Linklater’s Omnipotent Narrative

As Dan Green notes, Long Pauses has a very good post up about Richard Linklater’s films. Darren points out that all of Linklater’s characters are represented in an egalitarian light, but if one is to judge these characters, it is the behavior that is the culprit, not the social status or the circumstances behind it. Life’s the thing, whether it’s the cruel hazing by Parker Posey in Dazed and Confused or even Giovanni Ribisi’s slacker, reduced to living in a pup tent and unable to come to grips with a singular decision, in the underrated SubUrbia (a film that also has the interesting distinction of merging Eric Bogosian’s savage wit with Richard Linklater’s cheery joie de vivre).

I’d like to take Darren’s idea one step further. First off, it’s worth noting that Linklater generally tends to favor long takes, whether it’s Richard Linklater himself rambling on in a cab about the four different roads at the beginning of Slacker or the fantastic shot without dialogue in Before Sunrise, where Ethan Hawke and Julie Delpy are secretly looking at each other in the record store. Endless comparisons have been made between Linklater and Eric Rohmer because of this deliberate stylistic approach. And certainly letting the camera roll affords Linklater the opportunity to show life unfolding at its own pace — a cinematic idea remarkably subversive in today’s environment of quick cuts and easily digestible tales.

But where Rohmer allows his characters to get lost within the fine art of conversation (also a laudable goal), unlike Rohmer, there’s a casual concern for narrative in Linklater’s films, almost as if narrative’s the very veneer between audience and characters, existing to offer meaning not even remotely graspable in five lifetimes. If Linklater’s goal is to portray a nonjudgmental view of American life, then there’s the added problem of finding a narrative to tie into, whether it be the titular twist of Waking Life or the dangling question of whether Hawke and Delpy will stay together in the Before films. With Before Sunset, Linklater found a fantastic way out by insinuating fate with a final fadeout.

But I would suggest that what makes Linklater’s films additionally interesting is the way in which his narratives function as omnipotent barriers to unraveling the mysteries of life. It’s taken Linklater a few films to develop this, but his films can now be viewed as bright beacons for multiple subjective reactions instead of a unilateral, preprogrammed response. One can emerge from Before Sunset and start questioning a gesture, a specific pause, or a single line of dialogue and use these to form a working theory about what happens to the characters. The behavior presented is not so much nonjudgmental, but, if we ruminate upon the characters (as most people seem to do), it says more about our judgments of other people.

6 Comments

  1. “But where Rohmer allows his characters to get lost within the fine art of conversation (also a laudable goal), unlike Rohmer, there’s a casual concern for narrative in Linklater’s films, almost as if narrative’s the very veneer between audience and characters, existing to offer meaning not even remotely graspable in five lifetimes.”

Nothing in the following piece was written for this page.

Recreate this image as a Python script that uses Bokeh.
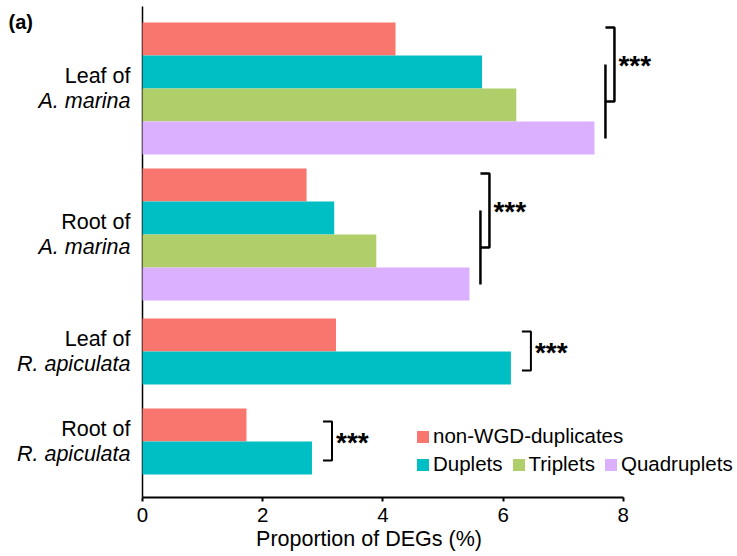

    Huh? Are you saying Rohmer doesn’t have a concern for narrative, or that his concern is less casual than Linklater’s? Just curious as Rohmer is one of my favorites.

  2. Yeah, that last sentence is the key, I think. Linklater resists the easy temptation to judge his characters within the film’s world, but our role as watchers is a completely different story. I toyed with the idea of calling Slacker a Rorschach Test in my original post. It’s interesting to discover how many reviewers dismiss the men and women in the film as lazy, unproductive, and self-absorbed. But by what standard?

  3. Derik: I’m a big Rohmer fan too. In fact, I tortured my old roommate with repeated viewings of the moral tales. Depending upon what mood I’m in, “Chloe in the Afternoon” (my favorite Rohmer film) is often named as one of my top 10 films of all time.

    Rohmer is more concerned with the abstract. One can make the case that “My Night at Maud’s,” in fact, is all about the intellectual dialogue and nothing else. Rohmer, to my mind, seems less concerned with structure than Linklater. He’s almost the Antonioni to Linklater’s Rosselini. Does this detract from Rohmer’s achievements as a filmmaker? Not at all. Personally, I think “Before Sunrise” is more of a Rohmer clone than “Before Sunset.” But I’d say the latter film is Linklater seeing if he can shape this huge black fabric of the unknown into something the audience can see the folds of.

  4. To be more specific, Derik, Rohmer can accept the abstract nature of existence, but Linklater can’t; hence, the sort of narrative blanket I’m suggesting he constructs around all of his films. Perhaps this is to appease his own sanity. 🙂

  5. Thanks for the clarification, Ed. That’s quite interesting. I’ve only seen Linklater’s Waking Life, so have little to base the comparison on. I’ll have to watch a few of his and see.